Consumers should consider that the statute of limitation on these types of claims is three years, technology-reports.com says, and that should put a premium on filing for a refund now. Most individual cell phone customers would probably be entitled to a refund of $49.52, but businesses could collect much higher sums. Convergys, which operates call centers around the world has filed for a $6 million refund, and OfficeMax has successfully challenged the IRS for $380,000 in Cleveland, USAToday reports. The government is appealing this case.
Taxpayers who decide that it is worth the time to collect and analyze their phone bills should file IRS Form 8849 “Claim for Refund of Excise Taxes”, available in pdf format on the IRS web site, and IRS Form 8849, Schedule 6, “Other Claims". The taxpayer must fill out a separate Schedule 6 for each of the quarters in the three-year period for which he is requesting a refund.
A few years ago the House of Representatives voted to repeal the excise tax, news.zdnet.com reports, but the Senate never took the matter up.

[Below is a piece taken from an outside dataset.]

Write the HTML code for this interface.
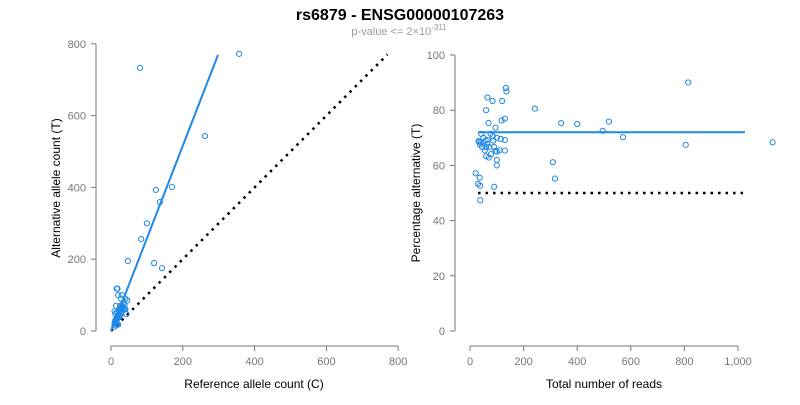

Now, a congressional subcommittee has suggested extending the excise tax to “all data communications services”, including broadband, dial-up, fiber, cable modems, cellular and DSL links. The IRS and the Treasury Department have said they are considering applying the tax to Internet phone calls, zdnet.com reports.
The wireless industry is preparing its own lawsuit to recover taxes it considers were wrongly collected from users, but eliminating the excise tax will be difficult, RCR Wireless News reports. The tax is popular with Congress and the administration because it is not earmarked and can be used to pay down the deficit.